* Exercise details
From the records below, extract only the lines running from the line with "Give me the seaborn" to the line with "import seaborn as sns", both lines included, reproducing them exactly.

Lines of data:
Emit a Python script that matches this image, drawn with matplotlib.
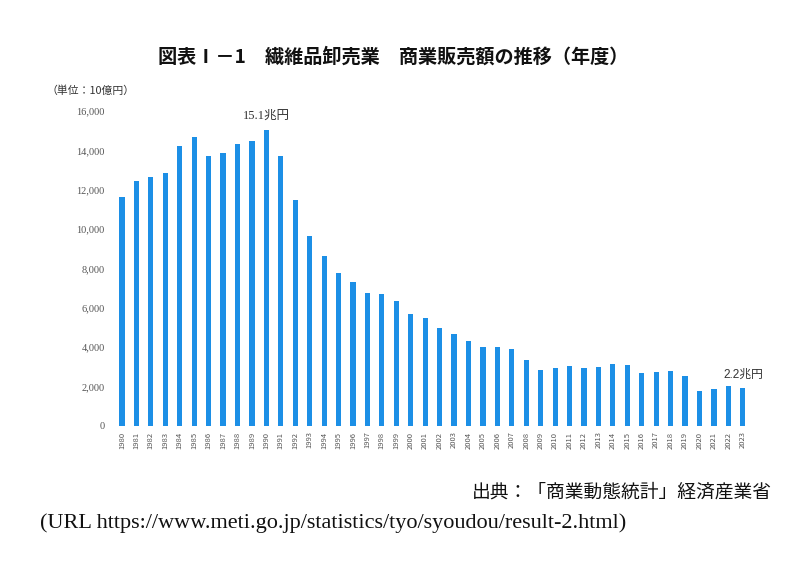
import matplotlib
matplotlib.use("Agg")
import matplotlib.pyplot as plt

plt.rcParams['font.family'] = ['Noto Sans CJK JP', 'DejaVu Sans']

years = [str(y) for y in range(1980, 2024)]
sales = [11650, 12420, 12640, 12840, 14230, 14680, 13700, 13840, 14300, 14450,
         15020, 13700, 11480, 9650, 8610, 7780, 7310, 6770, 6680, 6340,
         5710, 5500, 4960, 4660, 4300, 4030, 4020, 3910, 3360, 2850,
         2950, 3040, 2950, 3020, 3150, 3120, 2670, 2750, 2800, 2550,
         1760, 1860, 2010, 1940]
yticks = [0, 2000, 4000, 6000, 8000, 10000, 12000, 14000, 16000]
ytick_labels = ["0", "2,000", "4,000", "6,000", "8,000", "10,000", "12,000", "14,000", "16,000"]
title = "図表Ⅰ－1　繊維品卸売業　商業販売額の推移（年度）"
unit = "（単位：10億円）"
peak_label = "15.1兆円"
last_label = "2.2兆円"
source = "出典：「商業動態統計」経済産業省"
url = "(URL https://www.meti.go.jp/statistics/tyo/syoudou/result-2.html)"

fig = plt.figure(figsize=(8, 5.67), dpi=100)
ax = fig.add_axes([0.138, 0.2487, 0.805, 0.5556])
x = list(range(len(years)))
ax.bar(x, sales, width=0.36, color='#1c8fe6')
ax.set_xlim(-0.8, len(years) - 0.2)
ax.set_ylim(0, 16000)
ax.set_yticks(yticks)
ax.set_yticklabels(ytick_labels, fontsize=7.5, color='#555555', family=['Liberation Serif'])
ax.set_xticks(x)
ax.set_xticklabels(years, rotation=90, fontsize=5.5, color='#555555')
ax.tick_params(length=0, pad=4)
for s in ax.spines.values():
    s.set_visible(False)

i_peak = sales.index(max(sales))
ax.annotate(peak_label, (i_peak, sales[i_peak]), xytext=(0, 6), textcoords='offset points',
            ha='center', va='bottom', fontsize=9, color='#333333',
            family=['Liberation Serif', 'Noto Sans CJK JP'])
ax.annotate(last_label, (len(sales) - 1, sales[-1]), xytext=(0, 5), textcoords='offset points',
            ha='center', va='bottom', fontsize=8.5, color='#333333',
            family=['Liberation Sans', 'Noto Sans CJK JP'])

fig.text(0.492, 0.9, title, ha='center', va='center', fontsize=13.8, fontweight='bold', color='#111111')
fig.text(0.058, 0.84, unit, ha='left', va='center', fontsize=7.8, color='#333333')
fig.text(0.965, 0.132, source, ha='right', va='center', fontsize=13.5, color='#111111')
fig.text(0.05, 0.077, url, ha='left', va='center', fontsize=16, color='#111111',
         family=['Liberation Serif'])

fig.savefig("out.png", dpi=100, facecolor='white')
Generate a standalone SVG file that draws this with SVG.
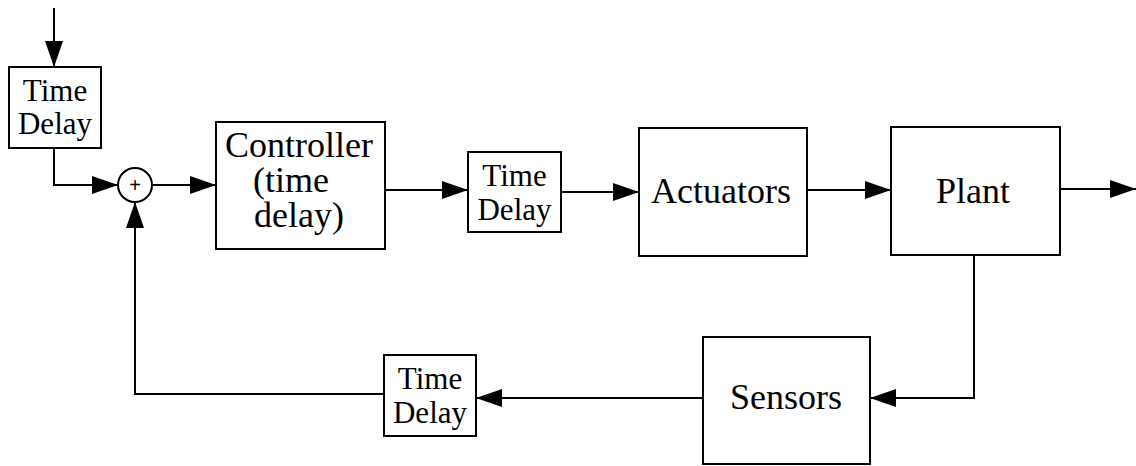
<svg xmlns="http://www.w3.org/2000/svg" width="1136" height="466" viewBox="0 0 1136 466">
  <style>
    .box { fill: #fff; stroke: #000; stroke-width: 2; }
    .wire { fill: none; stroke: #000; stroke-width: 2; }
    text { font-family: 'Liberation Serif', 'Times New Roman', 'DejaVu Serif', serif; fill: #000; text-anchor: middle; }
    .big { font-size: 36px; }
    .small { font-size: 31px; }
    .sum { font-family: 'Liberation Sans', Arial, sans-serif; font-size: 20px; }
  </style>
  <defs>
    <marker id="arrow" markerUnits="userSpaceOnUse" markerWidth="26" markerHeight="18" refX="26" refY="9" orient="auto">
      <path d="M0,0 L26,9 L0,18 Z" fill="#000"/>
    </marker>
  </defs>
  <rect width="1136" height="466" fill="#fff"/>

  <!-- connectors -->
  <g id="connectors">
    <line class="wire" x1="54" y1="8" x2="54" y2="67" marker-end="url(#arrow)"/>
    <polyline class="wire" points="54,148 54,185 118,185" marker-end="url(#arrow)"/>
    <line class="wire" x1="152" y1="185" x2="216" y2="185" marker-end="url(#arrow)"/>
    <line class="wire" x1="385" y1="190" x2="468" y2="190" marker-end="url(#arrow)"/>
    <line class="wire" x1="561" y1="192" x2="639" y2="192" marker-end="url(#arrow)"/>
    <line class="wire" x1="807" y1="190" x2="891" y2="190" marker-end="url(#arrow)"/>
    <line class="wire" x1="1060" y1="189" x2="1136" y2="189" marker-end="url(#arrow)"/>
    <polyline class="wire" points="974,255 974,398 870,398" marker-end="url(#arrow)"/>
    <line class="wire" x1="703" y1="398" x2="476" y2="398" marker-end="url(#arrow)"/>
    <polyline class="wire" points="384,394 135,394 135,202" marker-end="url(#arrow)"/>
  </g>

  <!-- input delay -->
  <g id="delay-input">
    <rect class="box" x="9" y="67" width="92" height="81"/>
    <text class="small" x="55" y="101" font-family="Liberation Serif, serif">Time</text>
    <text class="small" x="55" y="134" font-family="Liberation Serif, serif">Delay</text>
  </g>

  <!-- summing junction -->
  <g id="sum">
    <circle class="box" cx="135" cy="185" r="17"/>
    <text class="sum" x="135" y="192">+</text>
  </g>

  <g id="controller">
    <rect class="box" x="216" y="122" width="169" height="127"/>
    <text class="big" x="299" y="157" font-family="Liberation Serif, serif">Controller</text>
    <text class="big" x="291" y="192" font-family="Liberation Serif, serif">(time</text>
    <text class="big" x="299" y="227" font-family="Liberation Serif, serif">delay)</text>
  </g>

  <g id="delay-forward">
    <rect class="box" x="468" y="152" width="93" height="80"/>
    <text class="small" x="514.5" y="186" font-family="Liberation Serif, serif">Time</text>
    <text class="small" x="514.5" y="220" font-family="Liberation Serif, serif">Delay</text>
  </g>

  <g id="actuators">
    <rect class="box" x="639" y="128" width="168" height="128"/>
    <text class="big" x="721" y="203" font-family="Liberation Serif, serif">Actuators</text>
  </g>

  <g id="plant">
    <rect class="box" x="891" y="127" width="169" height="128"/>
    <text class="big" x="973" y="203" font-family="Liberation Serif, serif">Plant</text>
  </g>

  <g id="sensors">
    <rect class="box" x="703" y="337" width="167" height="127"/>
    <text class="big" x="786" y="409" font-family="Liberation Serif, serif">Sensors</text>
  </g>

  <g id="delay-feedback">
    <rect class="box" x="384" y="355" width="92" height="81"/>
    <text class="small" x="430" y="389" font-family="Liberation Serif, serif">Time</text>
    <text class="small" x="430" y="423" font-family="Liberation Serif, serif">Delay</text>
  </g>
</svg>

--

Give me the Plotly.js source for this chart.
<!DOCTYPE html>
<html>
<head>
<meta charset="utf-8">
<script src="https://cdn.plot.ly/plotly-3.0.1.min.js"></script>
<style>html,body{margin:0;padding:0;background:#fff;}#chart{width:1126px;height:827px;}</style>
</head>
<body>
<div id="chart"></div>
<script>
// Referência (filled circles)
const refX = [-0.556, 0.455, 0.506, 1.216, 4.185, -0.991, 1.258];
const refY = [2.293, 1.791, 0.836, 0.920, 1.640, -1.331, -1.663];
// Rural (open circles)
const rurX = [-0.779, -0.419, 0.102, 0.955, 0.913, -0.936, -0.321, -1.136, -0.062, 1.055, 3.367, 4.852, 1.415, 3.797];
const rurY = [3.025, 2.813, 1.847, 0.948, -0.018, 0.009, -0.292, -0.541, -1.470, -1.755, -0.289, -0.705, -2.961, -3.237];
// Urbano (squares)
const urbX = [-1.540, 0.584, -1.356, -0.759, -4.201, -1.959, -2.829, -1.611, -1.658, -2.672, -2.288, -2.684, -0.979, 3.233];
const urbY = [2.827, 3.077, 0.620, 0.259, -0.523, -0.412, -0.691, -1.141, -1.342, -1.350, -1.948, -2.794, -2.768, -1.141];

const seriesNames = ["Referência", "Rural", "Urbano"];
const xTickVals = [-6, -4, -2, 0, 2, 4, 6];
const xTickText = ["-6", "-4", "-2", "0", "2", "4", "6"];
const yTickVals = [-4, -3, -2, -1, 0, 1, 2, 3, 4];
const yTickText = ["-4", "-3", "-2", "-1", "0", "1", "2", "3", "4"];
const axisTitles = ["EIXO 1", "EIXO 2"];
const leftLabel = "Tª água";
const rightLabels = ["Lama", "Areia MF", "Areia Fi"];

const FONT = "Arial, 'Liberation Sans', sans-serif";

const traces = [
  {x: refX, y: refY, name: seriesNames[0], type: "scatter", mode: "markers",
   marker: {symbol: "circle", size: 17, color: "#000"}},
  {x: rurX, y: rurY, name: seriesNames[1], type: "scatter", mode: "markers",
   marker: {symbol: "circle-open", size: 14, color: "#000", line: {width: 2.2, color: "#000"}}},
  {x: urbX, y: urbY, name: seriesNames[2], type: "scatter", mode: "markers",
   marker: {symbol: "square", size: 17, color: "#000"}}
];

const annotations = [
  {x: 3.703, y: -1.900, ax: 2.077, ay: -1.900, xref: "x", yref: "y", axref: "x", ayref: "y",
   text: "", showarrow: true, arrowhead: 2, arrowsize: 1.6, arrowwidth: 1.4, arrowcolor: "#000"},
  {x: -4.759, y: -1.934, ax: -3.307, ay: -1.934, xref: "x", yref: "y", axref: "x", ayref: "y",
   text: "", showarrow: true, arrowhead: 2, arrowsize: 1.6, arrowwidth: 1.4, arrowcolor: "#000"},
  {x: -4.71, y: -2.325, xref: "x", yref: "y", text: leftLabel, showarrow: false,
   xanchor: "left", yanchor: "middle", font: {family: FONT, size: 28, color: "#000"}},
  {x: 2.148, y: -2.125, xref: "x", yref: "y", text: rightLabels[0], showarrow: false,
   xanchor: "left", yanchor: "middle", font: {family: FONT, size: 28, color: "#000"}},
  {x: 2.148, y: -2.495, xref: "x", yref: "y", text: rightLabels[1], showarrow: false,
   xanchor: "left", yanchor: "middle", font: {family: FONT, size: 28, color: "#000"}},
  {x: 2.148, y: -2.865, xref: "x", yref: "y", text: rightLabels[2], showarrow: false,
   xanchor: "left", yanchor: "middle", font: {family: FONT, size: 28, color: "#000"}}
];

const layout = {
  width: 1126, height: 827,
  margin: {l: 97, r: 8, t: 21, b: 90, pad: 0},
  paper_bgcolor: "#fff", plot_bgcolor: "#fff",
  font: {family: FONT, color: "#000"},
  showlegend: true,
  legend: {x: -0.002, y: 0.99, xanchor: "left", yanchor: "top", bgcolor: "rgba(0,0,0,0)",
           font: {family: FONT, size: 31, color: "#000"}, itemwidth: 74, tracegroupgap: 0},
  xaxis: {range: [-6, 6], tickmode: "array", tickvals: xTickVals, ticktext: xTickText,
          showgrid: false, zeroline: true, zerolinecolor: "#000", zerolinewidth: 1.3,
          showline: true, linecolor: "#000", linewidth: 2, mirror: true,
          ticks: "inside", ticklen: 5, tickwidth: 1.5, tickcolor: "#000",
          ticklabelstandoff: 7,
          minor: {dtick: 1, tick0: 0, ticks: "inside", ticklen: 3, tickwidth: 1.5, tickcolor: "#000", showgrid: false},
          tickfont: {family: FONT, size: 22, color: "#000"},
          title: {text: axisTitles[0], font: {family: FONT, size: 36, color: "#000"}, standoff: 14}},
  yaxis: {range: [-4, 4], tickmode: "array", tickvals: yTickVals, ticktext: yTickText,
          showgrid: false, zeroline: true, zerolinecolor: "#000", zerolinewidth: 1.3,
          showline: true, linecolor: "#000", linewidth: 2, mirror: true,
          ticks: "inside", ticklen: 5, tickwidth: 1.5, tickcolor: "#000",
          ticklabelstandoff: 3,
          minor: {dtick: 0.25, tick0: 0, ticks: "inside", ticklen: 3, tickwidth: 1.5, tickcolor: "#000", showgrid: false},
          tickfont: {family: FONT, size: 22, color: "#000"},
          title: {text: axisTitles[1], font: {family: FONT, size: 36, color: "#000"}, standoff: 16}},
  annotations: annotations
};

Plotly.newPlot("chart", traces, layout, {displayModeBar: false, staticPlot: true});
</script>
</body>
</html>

--

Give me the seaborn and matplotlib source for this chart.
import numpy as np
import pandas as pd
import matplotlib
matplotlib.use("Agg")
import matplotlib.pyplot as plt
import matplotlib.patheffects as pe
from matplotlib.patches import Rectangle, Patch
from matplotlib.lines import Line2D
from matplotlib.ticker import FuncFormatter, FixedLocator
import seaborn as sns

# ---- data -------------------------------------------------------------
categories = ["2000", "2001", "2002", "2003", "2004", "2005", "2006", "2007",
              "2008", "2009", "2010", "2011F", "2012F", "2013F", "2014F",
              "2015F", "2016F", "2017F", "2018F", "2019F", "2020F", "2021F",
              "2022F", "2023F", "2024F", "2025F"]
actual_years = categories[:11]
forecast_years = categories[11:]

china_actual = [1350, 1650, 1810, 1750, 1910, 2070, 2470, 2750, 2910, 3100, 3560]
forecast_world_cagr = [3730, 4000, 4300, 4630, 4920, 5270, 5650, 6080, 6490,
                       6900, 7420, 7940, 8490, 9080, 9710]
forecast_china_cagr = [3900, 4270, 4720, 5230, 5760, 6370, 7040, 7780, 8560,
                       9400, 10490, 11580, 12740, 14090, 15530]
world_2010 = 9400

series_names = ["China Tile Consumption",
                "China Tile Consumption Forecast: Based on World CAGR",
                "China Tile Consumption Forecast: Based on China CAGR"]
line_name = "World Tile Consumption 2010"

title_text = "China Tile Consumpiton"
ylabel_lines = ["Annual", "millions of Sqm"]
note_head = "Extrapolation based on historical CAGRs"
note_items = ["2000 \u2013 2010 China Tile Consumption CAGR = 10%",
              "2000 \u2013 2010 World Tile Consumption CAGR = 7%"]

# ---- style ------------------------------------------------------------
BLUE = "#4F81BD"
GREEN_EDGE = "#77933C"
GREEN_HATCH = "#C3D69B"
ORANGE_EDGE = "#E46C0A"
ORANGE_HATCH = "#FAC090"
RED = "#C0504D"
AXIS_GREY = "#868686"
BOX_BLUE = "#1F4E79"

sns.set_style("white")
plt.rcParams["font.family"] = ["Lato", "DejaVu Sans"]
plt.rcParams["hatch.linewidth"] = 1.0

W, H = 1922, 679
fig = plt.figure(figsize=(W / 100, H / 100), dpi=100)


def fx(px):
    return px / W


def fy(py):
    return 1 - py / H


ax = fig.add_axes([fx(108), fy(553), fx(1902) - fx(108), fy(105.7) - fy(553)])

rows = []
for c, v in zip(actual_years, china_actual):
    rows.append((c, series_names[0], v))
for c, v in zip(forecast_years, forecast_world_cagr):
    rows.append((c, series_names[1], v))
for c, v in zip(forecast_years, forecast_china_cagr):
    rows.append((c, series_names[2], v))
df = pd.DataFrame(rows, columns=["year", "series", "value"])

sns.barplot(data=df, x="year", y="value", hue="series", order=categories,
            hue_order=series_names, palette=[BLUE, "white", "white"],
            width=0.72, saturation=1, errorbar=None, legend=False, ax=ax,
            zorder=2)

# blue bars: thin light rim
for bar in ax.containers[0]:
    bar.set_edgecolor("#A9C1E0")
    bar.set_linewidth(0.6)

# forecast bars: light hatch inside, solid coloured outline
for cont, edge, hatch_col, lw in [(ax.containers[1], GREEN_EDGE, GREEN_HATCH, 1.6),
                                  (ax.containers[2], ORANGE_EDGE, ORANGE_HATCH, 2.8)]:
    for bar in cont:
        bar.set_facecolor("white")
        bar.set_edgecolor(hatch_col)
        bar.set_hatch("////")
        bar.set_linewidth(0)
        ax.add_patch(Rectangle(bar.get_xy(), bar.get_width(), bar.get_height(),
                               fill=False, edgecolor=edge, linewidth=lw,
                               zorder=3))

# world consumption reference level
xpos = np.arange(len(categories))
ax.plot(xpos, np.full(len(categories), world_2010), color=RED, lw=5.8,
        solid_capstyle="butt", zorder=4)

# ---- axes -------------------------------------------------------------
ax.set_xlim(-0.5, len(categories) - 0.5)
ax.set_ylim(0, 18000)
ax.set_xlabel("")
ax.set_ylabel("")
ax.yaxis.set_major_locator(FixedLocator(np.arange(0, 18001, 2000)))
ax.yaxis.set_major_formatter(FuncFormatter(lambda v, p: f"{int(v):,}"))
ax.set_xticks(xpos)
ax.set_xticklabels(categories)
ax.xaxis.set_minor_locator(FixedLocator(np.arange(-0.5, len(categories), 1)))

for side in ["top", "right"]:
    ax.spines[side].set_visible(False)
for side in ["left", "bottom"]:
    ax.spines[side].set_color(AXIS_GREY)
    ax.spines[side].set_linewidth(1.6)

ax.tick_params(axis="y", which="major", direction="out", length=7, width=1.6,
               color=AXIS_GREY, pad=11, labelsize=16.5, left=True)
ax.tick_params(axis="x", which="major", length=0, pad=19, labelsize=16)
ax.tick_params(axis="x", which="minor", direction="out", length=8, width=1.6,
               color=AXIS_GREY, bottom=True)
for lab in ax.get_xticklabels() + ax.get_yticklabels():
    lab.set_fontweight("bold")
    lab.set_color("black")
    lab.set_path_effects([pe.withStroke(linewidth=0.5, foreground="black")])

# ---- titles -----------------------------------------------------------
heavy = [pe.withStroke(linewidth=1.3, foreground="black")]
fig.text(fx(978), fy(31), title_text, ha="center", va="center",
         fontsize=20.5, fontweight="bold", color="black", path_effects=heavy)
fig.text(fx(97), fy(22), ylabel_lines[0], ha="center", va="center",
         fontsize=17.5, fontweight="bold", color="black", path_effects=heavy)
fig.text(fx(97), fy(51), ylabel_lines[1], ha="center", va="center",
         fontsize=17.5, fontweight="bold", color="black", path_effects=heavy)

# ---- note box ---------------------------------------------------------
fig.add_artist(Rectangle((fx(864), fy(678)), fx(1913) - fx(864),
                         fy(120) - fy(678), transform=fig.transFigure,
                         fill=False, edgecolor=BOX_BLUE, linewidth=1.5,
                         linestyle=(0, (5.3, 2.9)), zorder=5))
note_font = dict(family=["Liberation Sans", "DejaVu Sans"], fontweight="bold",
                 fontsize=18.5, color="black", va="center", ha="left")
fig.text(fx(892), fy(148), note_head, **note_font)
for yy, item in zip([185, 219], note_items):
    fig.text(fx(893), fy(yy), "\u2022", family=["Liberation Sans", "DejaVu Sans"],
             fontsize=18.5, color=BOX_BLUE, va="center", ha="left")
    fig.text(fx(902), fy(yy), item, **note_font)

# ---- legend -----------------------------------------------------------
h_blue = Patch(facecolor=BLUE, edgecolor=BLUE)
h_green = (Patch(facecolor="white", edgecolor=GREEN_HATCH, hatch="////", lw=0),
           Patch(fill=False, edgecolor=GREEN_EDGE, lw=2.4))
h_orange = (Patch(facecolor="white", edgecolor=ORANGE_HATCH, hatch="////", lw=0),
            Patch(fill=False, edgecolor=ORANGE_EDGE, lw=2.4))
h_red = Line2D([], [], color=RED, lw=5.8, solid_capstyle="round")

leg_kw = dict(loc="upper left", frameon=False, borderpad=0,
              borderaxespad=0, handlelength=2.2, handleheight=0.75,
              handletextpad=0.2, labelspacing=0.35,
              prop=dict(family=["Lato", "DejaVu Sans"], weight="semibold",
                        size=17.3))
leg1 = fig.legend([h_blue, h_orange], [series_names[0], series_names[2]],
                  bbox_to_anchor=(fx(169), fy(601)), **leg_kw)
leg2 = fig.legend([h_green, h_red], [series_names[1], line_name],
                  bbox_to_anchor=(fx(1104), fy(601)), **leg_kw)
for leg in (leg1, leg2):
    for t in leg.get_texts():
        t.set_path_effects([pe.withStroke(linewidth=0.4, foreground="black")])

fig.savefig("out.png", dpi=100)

* Exercise answer
Give me the seaborn and matplotlib source for this chart.
import numpy as np
import pandas as pd
import matplotlib
matplotlib.use("Agg")
import matplotlib.pyplot as plt
import matplotlib.patheffects as pe
from matplotlib.patches import Rectangle, Patch
from matplotlib.lines import Line2D
from matplotlib.ticker import FuncFormatter, FixedLocator
import seaborn as sns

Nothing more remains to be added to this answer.